From Joseph Bottums, at First Things, on the bloody execution of Ronnie Lee Gardner last week in Utah:

They did it, the blood-hungry fools. Last night, just after midnight out in Draper, Utah, they trussed up Ronnie Lee Gardner like a scarecrow, pinned a target on him, and pumped four .30-caliber bullets into his chest.

This execution was so unnecessary, and because it was unnecessary, it was simply and completely wrong. They shouldn’t have done it–because they didn’t have to do it.

The odd thing is that Gardner might have made a good example for legitimate imposition of the death penalty, once upon a time. He had a history of escapes, and, on trial in 1985 for the barroom murder of Melvyn Otterstrom, he was smuggled a gun and shot down an attorney named Michael Burdell in a botched attempt at a getaway from the Salt Lake courthouse.
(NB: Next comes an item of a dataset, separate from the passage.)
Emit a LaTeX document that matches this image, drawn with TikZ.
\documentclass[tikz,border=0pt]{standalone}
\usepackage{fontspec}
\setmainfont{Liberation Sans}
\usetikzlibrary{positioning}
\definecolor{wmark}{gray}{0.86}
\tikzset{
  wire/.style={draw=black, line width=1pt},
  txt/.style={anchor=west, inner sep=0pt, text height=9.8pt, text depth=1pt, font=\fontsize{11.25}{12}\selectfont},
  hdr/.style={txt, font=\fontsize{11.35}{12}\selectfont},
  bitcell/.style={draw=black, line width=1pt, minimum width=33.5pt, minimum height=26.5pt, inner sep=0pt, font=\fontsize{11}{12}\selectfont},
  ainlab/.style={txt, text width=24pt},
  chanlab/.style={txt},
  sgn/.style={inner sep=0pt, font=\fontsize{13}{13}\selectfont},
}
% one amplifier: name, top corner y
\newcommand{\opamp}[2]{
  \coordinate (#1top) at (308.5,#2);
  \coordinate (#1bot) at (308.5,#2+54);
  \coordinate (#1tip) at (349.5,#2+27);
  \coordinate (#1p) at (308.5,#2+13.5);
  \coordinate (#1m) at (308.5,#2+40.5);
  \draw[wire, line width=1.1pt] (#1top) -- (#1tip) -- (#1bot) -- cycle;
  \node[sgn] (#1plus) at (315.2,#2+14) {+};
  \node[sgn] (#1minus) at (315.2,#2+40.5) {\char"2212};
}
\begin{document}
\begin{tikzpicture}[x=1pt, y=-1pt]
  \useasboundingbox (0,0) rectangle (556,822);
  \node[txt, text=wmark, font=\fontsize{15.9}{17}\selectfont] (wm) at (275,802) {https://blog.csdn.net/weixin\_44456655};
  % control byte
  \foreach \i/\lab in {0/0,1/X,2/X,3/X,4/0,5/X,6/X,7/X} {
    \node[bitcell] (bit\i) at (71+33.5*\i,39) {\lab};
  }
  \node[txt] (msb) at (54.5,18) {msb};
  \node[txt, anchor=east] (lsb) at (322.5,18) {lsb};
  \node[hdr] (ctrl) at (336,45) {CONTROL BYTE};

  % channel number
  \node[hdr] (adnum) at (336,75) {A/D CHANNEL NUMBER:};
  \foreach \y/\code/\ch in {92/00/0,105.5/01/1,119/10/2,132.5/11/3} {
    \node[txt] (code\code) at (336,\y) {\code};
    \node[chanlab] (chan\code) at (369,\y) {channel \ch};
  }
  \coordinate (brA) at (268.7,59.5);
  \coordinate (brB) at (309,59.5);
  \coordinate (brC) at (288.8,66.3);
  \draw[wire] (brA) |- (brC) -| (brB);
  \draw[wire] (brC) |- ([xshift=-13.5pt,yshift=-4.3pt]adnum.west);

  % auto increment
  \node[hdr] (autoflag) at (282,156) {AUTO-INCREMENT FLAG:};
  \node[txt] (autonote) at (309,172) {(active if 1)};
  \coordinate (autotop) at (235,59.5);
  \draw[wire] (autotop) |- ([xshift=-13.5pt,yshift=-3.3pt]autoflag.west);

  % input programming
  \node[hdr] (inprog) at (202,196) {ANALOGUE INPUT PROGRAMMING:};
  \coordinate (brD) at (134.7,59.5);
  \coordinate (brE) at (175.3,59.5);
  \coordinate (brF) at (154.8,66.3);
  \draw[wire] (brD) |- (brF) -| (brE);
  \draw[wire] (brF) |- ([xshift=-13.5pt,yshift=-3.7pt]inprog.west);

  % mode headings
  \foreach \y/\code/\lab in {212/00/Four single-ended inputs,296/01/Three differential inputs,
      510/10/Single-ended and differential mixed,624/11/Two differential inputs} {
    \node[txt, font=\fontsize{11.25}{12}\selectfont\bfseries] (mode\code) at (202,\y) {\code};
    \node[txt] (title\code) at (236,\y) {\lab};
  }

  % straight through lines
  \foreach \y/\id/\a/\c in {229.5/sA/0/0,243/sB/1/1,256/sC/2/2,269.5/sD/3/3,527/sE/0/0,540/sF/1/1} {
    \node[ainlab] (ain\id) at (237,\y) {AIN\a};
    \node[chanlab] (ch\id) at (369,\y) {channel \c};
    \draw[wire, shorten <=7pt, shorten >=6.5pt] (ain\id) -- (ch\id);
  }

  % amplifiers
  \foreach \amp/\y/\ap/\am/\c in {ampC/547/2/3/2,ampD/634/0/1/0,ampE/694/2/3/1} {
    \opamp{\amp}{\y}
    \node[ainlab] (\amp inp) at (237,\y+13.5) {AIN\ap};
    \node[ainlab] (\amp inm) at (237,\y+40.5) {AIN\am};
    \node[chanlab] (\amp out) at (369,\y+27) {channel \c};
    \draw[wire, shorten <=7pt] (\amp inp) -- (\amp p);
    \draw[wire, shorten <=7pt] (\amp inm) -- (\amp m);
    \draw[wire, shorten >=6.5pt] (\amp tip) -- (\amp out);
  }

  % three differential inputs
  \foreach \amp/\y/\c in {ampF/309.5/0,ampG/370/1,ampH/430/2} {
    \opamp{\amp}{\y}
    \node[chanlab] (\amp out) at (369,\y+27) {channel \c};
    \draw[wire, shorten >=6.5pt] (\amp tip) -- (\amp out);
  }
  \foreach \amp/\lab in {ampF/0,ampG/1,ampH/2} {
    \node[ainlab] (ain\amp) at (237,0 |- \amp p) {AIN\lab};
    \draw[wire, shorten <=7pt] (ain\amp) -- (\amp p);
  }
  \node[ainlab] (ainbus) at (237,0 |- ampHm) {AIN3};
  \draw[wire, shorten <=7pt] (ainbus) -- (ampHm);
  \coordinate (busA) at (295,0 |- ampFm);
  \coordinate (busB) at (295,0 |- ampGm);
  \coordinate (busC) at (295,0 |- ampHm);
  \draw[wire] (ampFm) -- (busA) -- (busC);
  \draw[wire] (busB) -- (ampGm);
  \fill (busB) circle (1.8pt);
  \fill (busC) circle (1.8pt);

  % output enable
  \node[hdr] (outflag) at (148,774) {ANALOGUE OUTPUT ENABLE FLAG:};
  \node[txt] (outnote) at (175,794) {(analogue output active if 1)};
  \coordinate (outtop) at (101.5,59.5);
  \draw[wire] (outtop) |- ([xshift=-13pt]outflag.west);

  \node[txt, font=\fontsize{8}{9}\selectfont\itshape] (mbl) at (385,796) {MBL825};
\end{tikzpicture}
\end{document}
He was an open threat to the public, and the system appeared incapable of containing him. The ordinary course of social justice might well have required his death.

But that was twenty-five years ago. For more than two decades, the Utah State prison proved competent to restrain him–and to age him from the murderous twenty-four-year-old into a less dangerous forty-nine-year old….


More to the point, there is nothing in Paul that demands death in every situation of punishment. And if we don’t have to kill a prisoner, in the ordinary social justice that demands protection of citizens, then we have a responsibility not to kill a prisoner. The death of Ronnie Lee Gardner last night, four .30-caliber bullets in his heart, was unauthorized, wrong, and foolish.

We have so devolved that we kill even while we cannot explain how we are allowed to take matters of life and death into our hands. And that is a door I fear to watch our government–or any government–walk through.